McManus just loves playing live and this is reflected in the way he merely saunters on stage and picks up his guitar, as if he's just going through a last-minute tuning exercise, but after a quick nod to the DJ and he's off, blasting out a quick fire warm-up routine while the rest of the band join him and then it's into the thunderous riff of opener 'Danger Zone'... and it's not long before he's soloing like only he can, complete with his trademark cheeky smile and knowing winks to long-time friends in the front row.
After solving 'The Riddle', Pat proves he's most definitely 'Ready To Rock' (the third track played from his current album, 'Walking Through Shadows'), which starts off with a slow swing but quickly becomes a launch pad for blistering solo after blistering solo: he's on absolutely stunning form tonight, proving once again that, in this humble Über scribe's opinion, he is the greatest living guitar player in the British Isles, bar none.
With the rhythm section of long-time drummer Paul Faloon and new recruit Marty McDermott on bass doing their job more than competently, Pat introduces his recently written tribute to the late, great Gary Moore: 'Belfast Boy' builds from a beautiful, poignant intro into a full blast Celtic rocker, filled with both lyrical and stylistic references to its subject and proving that McManus is the only guitarist who can come anywhere close to Moore's style, something which is more than ably demonstrated a little later in the set, when McManus absolutely nails an awesome version of 'Parisienne Walkways'. In between, he takes us back to 1985 - "I know it's a long way back but I'll do my best to remember it", as he introduces 'The Professor' from the Mama's Boys album of that year, 'Power And Passion', and the track proves that it has lost none of either in the intervening years, as McManus has the room dancing with a rollicking Irish jig played on a Les Paul.
Following that aforementioned amazing version of 'Parisienne Walkways', Pat's second guest of the night is introduced - Harv Harbinson, frontman with Belfast metal heroes Stormzone: more used to using the upper range of his voice for his band's heady brew of classy power metal, Harv drops down to the bluesier end of the scale for rousing versions of two criminally over-looked Mama's Boys tracks - 'Hot Blood' and 'Bedroom Eyes' - delivering both with suitable aplomb, before the main set finishes with the always crowd-pleasing 'Needle In The Groove'.
Of course, the man doesn't get away that easily, and Harv once again steps up to the microphone for a laid-back saunter through Skynyrd's 'Call Me The Breeze' and the rousing gang finale of 'Mama Weer All Crazee Now', with the band joined by the singers from the night's two support bands - Jenny from Ajenda (who upstages Harv - something that's almost impossible to do - by grabbing the mic from him) and Stevie K of SKB.

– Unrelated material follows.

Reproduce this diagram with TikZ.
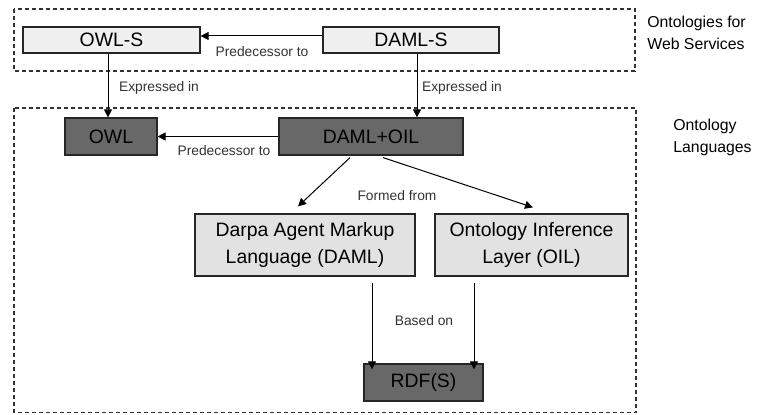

It's another brilliant night from the man who rightfully retains the moniker of 'The Professor': a consummate guitarist, who is equally at home playing genteel blues and blistering rock with style and passion, a man who lives to play music, especially on stage, and one who, as befitting his nickname, could teach more than a few lessons to many lesser guitarists, most of whom (naming no names) don't have half his talent or wouldn't even deserve to carry his guitar cases...
I'm already salivating at the prospect of doing it all over again in the not too distant future!